Also on Day 2 we have a reprise of the US and UK judicial panel on e-discovery which we ran in London at the IQPC conference in May. Moderated by Patrick Burke of Guidance Software, the panel comprises US Magistrate Judge John M Facciola, two English judges, Senior Master Steven Whitaker and His Honour Judge Simon Brown QC, and me. Judge Grimm, who appeared on the London panel, cannot be with us in Washington, but Judge Facciola will more than hold his own in the face of the UK team. I suppose I could adopt a trans-Atlantic position if necessary, but our experience in London was that we found much commonality of principle, even if the practice and the actual rules are different.

This panel stimulated a lot of discussion in London. Its purpose, so far as I was concerned, was to break down the view held by many UK lawyers that e-Disclosure (as we call it) is an expensive game best left to aggressive Americans. Judge Grimm and Judge Facciola are the leading exponents in the US of thoughtful, cooperative and competent discovery and they amply demonstrated this in London. The aim in running the same panel in Washington is to demonstrate that the UK rules and practice have something to bring to US thinking.

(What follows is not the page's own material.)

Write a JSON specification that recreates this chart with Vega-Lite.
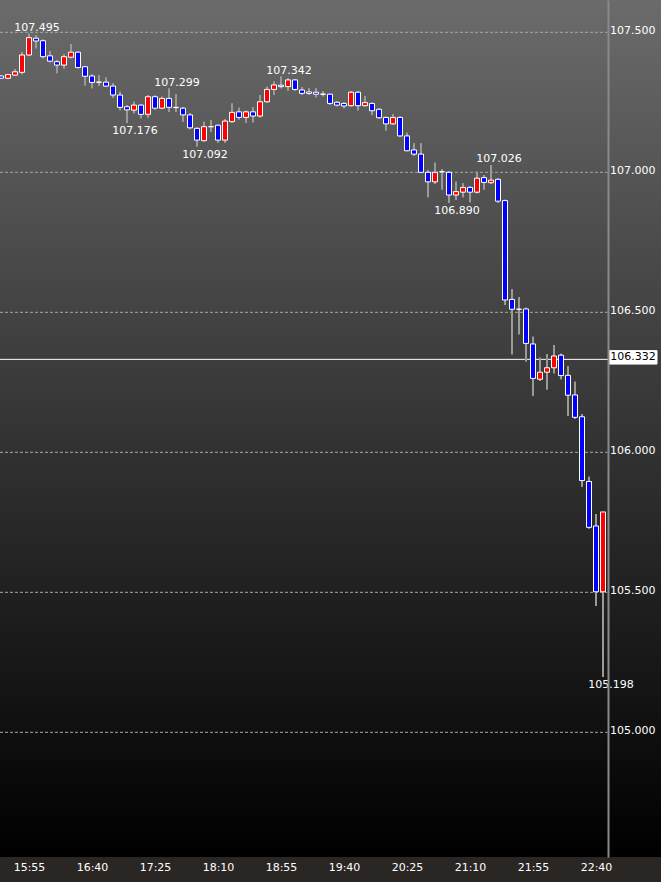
{
  "$schema": "https://vega.github.io/schema/vega-lite/v6.json",
  "width": 661,
  "height": 857,
  "autosize": "none",
  "padding": {"left": 0, "top": 0, "right": 0, "bottom": 25},
  "background": "#2a2624",
  "config": {"view": {"stroke": null}, "font": "DejaVu Sans"},
  "data": {
    "format": {"parse": {"t": "utc:'%H:%M'"}},
    "values": [
      {"t":"15:35","o":107.344,"h":107.347,"l":107.333,"c":107.336},
      {"t":"15:40","o":107.336,"h":107.351,"l":107.333,"c":107.349},
      {"t":"15:45","o":107.347,"h":107.369,"l":107.344,"c":107.359},
      {"t":"15:50","o":107.357,"h":107.429,"l":107.350,"c":107.419},
      {"t":"15:55","o":107.419,"h":107.495,"l":107.415,"c":107.481},
      {"t":"16:00","o":107.479,"h":107.490,"l":107.443,"c":107.469},
      {"t":"16:05","o":107.470,"h":107.474,"l":107.407,"c":107.413},
      {"t":"16:10","o":107.416,"h":107.433,"l":107.393,"c":107.397},
      {"t":"16:15","o":107.395,"h":107.401,"l":107.354,"c":107.383},
      {"t":"16:20","o":107.383,"h":107.422,"l":107.371,"c":107.413},
      {"t":"16:25","o":107.411,"h":107.457,"l":107.407,"c":107.429},
      {"t":"16:30","o":107.429,"h":107.431,"l":107.372,"c":107.374},
      {"t":"16:35","o":107.377,"h":107.379,"l":107.310,"c":107.343},
      {"t":"16:40","o":107.344,"h":107.349,"l":107.300,"c":107.321},
      {"t":"16:45","o":107.322,"h":107.347,"l":107.308,"c":107.322},
      {"t":"16:50","o":107.322,"h":107.339,"l":107.305,"c":107.308},
      {"t":"16:55","o":107.308,"h":107.318,"l":107.266,"c":107.276},
      {"t":"17:00","o":107.276,"h":107.288,"l":107.222,"c":107.232},
      {"t":"17:05","o":107.234,"h":107.240,"l":107.176,"c":107.223},
      {"t":"17:10","o":107.222,"h":107.252,"l":107.211,"c":107.240},
      {"t":"17:15","o":107.240,"h":107.243,"l":107.193,"c":107.207},
      {"t":"17:20","o":107.207,"h":107.276,"l":107.196,"c":107.270},
      {"t":"17:25","o":107.270,"h":107.274,"l":107.224,"c":107.229},
      {"t":"17:30","o":107.229,"h":107.270,"l":107.226,"c":107.264},
      {"t":"17:35","o":107.264,"h":107.299,"l":107.216,"c":107.232},
      {"t":"17:40","o":107.232,"h":107.279,"l":107.216,"c":107.231},
      {"t":"17:45","o":107.229,"h":107.233,"l":107.181,"c":107.205},
      {"t":"17:50","o":107.205,"h":107.211,"l":107.154,"c":107.159},
      {"t":"17:55","o":107.157,"h":107.160,"l":107.092,"c":107.115},
      {"t":"18:00","o":107.113,"h":107.181,"l":107.110,"c":107.163},
      {"t":"18:05","o":107.163,"h":107.187,"l":107.145,"c":107.163},
      {"t":"18:10","o":107.168,"h":107.170,"l":107.106,"c":107.115},
      {"t":"18:15","o":107.115,"h":107.190,"l":107.106,"c":107.183},
      {"t":"18:20","o":107.181,"h":107.246,"l":107.176,"c":107.214},
      {"t":"18:25","o":107.216,"h":107.231,"l":107.189,"c":107.196},
      {"t":"18:30","o":107.196,"h":107.220,"l":107.177,"c":107.216},
      {"t":"18:35","o":107.216,"h":107.232,"l":107.179,"c":107.201},
      {"t":"18:40","o":107.201,"h":107.276,"l":107.196,"c":107.252},
      {"t":"18:45","o":107.252,"h":107.306,"l":107.249,"c":107.296},
      {"t":"18:50","o":107.296,"h":107.324,"l":107.276,"c":107.312},
      {"t":"18:55","o":107.311,"h":107.342,"l":107.300,"c":107.306},
      {"t":"19:00","o":107.306,"h":107.336,"l":107.291,"c":107.330},
      {"t":"19:05","o":107.330,"h":107.333,"l":107.290,"c":107.296},
      {"t":"19:10","o":107.294,"h":107.305,"l":107.276,"c":107.282},
      {"t":"19:15","o":107.287,"h":107.300,"l":107.276,"c":107.282},
      {"t":"19:20","o":107.286,"h":107.300,"l":107.268,"c":107.279},
      {"t":"19:25","o":107.279,"h":107.290,"l":107.272,"c":107.279},
      {"t":"19:30","o":107.279,"h":107.281,"l":107.240,"c":107.246},
      {"t":"19:35","o":107.250,"h":107.254,"l":107.236,"c":107.240},
      {"t":"19:40","o":107.246,"h":107.251,"l":107.229,"c":107.237},
      {"t":"19:45","o":107.238,"h":107.290,"l":107.235,"c":107.286},
      {"t":"19:50","o":107.286,"h":107.290,"l":107.222,"c":107.238},
      {"t":"19:55","o":107.238,"h":107.272,"l":107.235,"c":107.249},
      {"t":"20:00","o":107.246,"h":107.249,"l":107.205,"c":107.220},
      {"t":"20:05","o":107.225,"h":107.230,"l":107.190,"c":107.195},
      {"t":"20:10","o":107.196,"h":107.198,"l":107.149,"c":107.173},
      {"t":"20:15","o":107.173,"h":107.207,"l":107.170,"c":107.196},
      {"t":"20:20","o":107.196,"h":107.200,"l":107.127,"c":107.130},
      {"t":"20:25","o":107.130,"h":107.141,"l":107.075,"c":107.077},
      {"t":"20:30","o":107.080,"h":107.104,"l":107.058,"c":107.065},
      {"t":"20:35","o":107.065,"h":107.104,"l":106.998,"c":107.000},
      {"t":"20:40","o":107.000,"h":107.007,"l":106.911,"c":106.966},
      {"t":"20:45","o":106.966,"h":107.034,"l":106.958,"c":107.000},
      {"t":"20:50","o":107.002,"h":107.011,"l":106.939,"c":107.002},
      {"t":"20:55","o":107.000,"h":107.004,"l":106.890,"c":106.919},
      {"t":"21:00","o":106.919,"h":106.966,"l":106.901,"c":106.931},
      {"t":"21:05","o":106.929,"h":106.961,"l":106.911,"c":106.946},
      {"t":"21:10","o":106.946,"h":106.950,"l":106.893,"c":106.929},
      {"t":"21:15","o":106.929,"h":107.002,"l":106.925,"c":106.979},
      {"t":"21:20","o":106.981,"h":106.990,"l":106.939,"c":106.964},
      {"t":"21:25","o":106.963,"h":107.026,"l":106.958,"c":106.972},
      {"t":"21:30","o":106.975,"h":106.978,"l":106.891,"c":106.897},
      {"t":"21:35","o":106.899,"h":106.902,"l":106.526,"c":106.544},
      {"t":"21:40","o":106.546,"h":106.582,"l":106.350,"c":106.511},
      {"t":"21:45","o":106.511,"h":106.554,"l":106.422,"c":106.511},
      {"t":"21:50","o":106.512,"h":106.516,"l":106.324,"c":106.389},
      {"t":"21:55","o":106.387,"h":106.413,"l":106.202,"c":106.264},
      {"t":"22:00","o":106.261,"h":106.338,"l":106.255,"c":106.286},
      {"t":"22:05","o":106.286,"h":106.351,"l":106.224,"c":106.302},
      {"t":"22:10","o":106.302,"h":106.383,"l":106.282,"c":106.344},
      {"t":"22:15","o":106.347,"h":106.352,"l":106.261,"c":106.274},
      {"t":"22:20","o":106.275,"h":106.308,"l":106.131,"c":106.204},
      {"t":"22:25","o":106.205,"h":106.252,"l":106.120,"c":106.125},
      {"t":"22:30","o":106.127,"h":106.137,"l":105.877,"c":105.899},
      {"t":"22:35","o":105.896,"h":105.913,"l":105.728,"c":105.732},
      {"t":"22:40","o":105.737,"h":105.780,"l":105.451,"c":105.502},
      {"t":"22:45","o":105.502,"h":105.787,"l":105.198,"c":105.787}
    ]
  },
  "layer": [
    {
      "data": {"values": [{"bg": 1}]},
      "mark": {
        "type": "rect",
        "fill": {
          "gradient": "linear", "x1": 0, "y1": 0, "x2": 0, "y2": 1,
          "stops": [{"offset": 0, "color": "#6b6b6b"}, {"offset": 0.5, "color": "#343434"}, {"offset": 1, "color": "#000000"}]
        }
      },
      "encoding": {}
    },
    {
      "mark": {"type": "rule", "color": "#9a9a9a", "strokeWidth": 2},
      "encoding": {
        "x": {
          "field": "t", "type": "temporal",
          "scale": {"type": "utc", "padding": 0, "domain": [{"year": 1900, "month": 1, "date": 1, "hours": 15, "minutes": 34, "seconds": 17, "milliseconds": 143, "utc": true}, {"year": 1900, "month": 1, "date": 1, "hours": 23, "minutes": 26, "seconds": 25, "milliseconds": 714, "utc": true}]},
          "axis": {
            "orient": "bottom", "title": null,
            "labelExpr": "utcFormat(datum.value, '%H:%M')",
            "values": [
              {"year": 1900, "month": 1, "date": 1, "hours": 15, "minutes": 55, "utc": true},
              {"year": 1900, "month": 1, "date": 1, "hours": 16, "minutes": 40, "utc": true},
              {"year": 1900, "month": 1, "date": 1, "hours": 17, "minutes": 25, "utc": true},
              {"year": 1900, "month": 1, "date": 1, "hours": 18, "minutes": 10, "utc": true},
              {"year": 1900, "month": 1, "date": 1, "hours": 18, "minutes": 55, "utc": true},
              {"year": 1900, "month": 1, "date": 1, "hours": 19, "minutes": 40, "utc": true},
              {"year": 1900, "month": 1, "date": 1, "hours": 20, "minutes": 25, "utc": true},
              {"year": 1900, "month": 1, "date": 1, "hours": 21, "minutes": 10, "utc": true},
              {"year": 1900, "month": 1, "date": 1, "hours": 21, "minutes": 55, "utc": true},
              {"year": 1900, "month": 1, "date": 1, "hours": 22, "minutes": 40, "utc": true}
            ],
            "labelColor": "#ffffff", "labelFont": "DejaVu Sans", "labelFontSize": 11,
            "ticks": false, "domain": false, "grid": false, "labelPadding": 4,
            "labelFlush": false, "labelOverlap": false, "zindex": 1
          }
        },
        "y": {
          "field": "l", "type": "quantitative",
          "scale": {"domain": [104.5547, 107.6154], "nice": false, "zero": false, "padding": 0},
          "axis": {
            "orient": "right", "offset": -53, "title": null,
            "values": [105.0, 105.5, 106.0, 106.5, 107.0, 107.5], "format": ".3f",
            "labelColor": "#ffffff", "labelFont": "DejaVu Sans", "labelFontSize": 11,
            "ticks": false, "domain": true, "domainColor": "#8a8a8a", "domainWidth": 2,
            "grid": false, "labelPadding": 1.5, "labelOffset": -2,
            "labelFlush": false, "labelOverlap": false, "zindex": 1
          }
        },
        "y2": {"field": "h"}
      }
    },
    {
      "data": {"values": [{"p": 105.0}, {"p": 105.5}, {"p": 106.0}, {"p": 106.5}, {"p": 107.0}, {"p": 107.5}]},
      "mark": {"type": "rule", "color": "#a8a8a8", "strokeWidth": 1, "strokeDash": [3, 2]},
      "encoding": {
        "y": {"field": "p", "type": "quantitative"},
        "x": {"datum": {"year": 1900, "month": 1, "date": 1, "hours": 15, "minutes": 34, "seconds": 17, "milliseconds": 143, "utc": true}, "type": "temporal"},
        "x2": {"datum": {"year": 1900, "month": 1, "date": 1, "hours": 22, "minutes": 48, "seconds": 13, "utc": true}}
      }
    },
    {
      "data": {"values": [{"p": 106.332}]},
      "mark": {"type": "rule", "color": "#ffffff", "strokeWidth": 1},
      "encoding": {
        "y": {"field": "p", "type": "quantitative"},
        "x": {"datum": {"year": 1900, "month": 1, "date": 1, "hours": 15, "minutes": 34, "seconds": 17, "milliseconds": 143, "utc": true}, "type": "temporal"},
        "x2": {"datum": {"year": 1900, "month": 1, "date": 1, "hours": 22, "minutes": 48, "seconds": 40, "utc": true}}
      }
    },
    {
      "mark": {"type": "rule", "color": "#9a9a9a", "strokeWidth": 2},
      "encoding": {
        "x": {"field": "t", "type": "temporal"},
        "y": {"field": "l", "type": "quantitative"},
        "y2": {"field": "h"}
      }
    },
    {
      "mark": {"type": "bar", "width": 5, "stroke": "#ffffff", "strokeWidth": 1},
      "encoding": {
        "x": {"field": "t", "type": "temporal"},
        "y": {"field": "o", "type": "quantitative"},
        "y2": {"field": "c"},
        "fill": {"condition": {"test": "datum.c > datum.o", "value": "#ff0000"}, "value": "#0000ff"}
      }
    },
    {
      "data": {
        "format": {"parse": {"t": "utc:'%H:%M'"}},
        "values": [
          {"t": "15:55", "hi": 107.495},
          {"t": "17:35", "hi": 107.299},
          {"t": "18:55", "hi": 107.342},
          {"t": "21:25", "hi": 107.026}
        ]
      },
      "mark": {"type": "text", "color": "#ffffff", "font": "DejaVu Sans", "fontSize": 11, "align": "center", "baseline": "alphabetic", "dx": 8, "dy": -3},
      "encoding": {
        "x": {"field": "t", "type": "temporal"},
        "y": {"field": "hi", "type": "quantitative"},
        "text": {"field": "hi", "type": "quantitative", "format": ".3f"}
      }
    },
    {
      "data": {
        "format": {"parse": {"t": "utc:'%H:%M'"}},
        "values": [
          {"t": "17:05", "lo": 107.176},
          {"t": "17:55", "lo": 107.092},
          {"t": "20:55", "lo": 106.890},
          {"t": "22:45", "lo": 105.198}
        ]
      },
      "mark": {"type": "text", "color": "#ffffff", "font": "DejaVu Sans", "fontSize": 11, "align": "center", "baseline": "top", "dx": 8, "dy": 2},
      "encoding": {
        "x": {"field": "t", "type": "temporal"},
        "y": {"field": "lo", "type": "quantitative"},
        "text": {"field": "lo", "type": "quantitative", "format": ".3f"}
      }
    },
    {
      "data": {"values": [{"p": 106.332}]},
      "mark": {"type": "point", "shape": "M-1,-0.28L1,-0.28L1,0.28L-1,0.28Z", "size": 2304, "filled": true, "fill": "#ffffff", "stroke": "#ffffff", "strokeWidth": 1, "opacity": 1, "yOffset": -2},
      "encoding": {
        "x": {"datum": {"year": 1900, "month": 1, "date": 1, "hours": 23, "minutes": 6, "seconds": 26, "utc": true}, "type": "temporal"},
        "y": {"field": "p", "type": "quantitative"}
      }
    },
    {
      "data": {"values": [{"p": 106.332}]},
      "mark": {"type": "text", "color": "#000000", "font": "DejaVu Sans", "fontSize": 11, "align": "center", "baseline": "middle", "yOffset": -2},
      "encoding": {
        "x": {"datum": {"year": 1900, "month": 1, "date": 1, "hours": 23, "minutes": 6, "seconds": 26, "utc": true}, "type": "temporal"},
        "y": {"field": "p", "type": "quantitative"},
        "text": {"field": "p", "type": "quantitative", "format": ".3f"}
      }
    }
  ]
}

Judge Facciola appears again, with former US Magistrate Judge Ronald Hedges and others, on a panel session on Ethical Issues for Attorneys in Electronic Discovery, which considers collaboration, competence and the allocation of responsibility for search.

I have picked out these sessions, as I say, on the arbitrary basis that the panels include people I know. The others are no less interesting. It should be a thought-provoking conference.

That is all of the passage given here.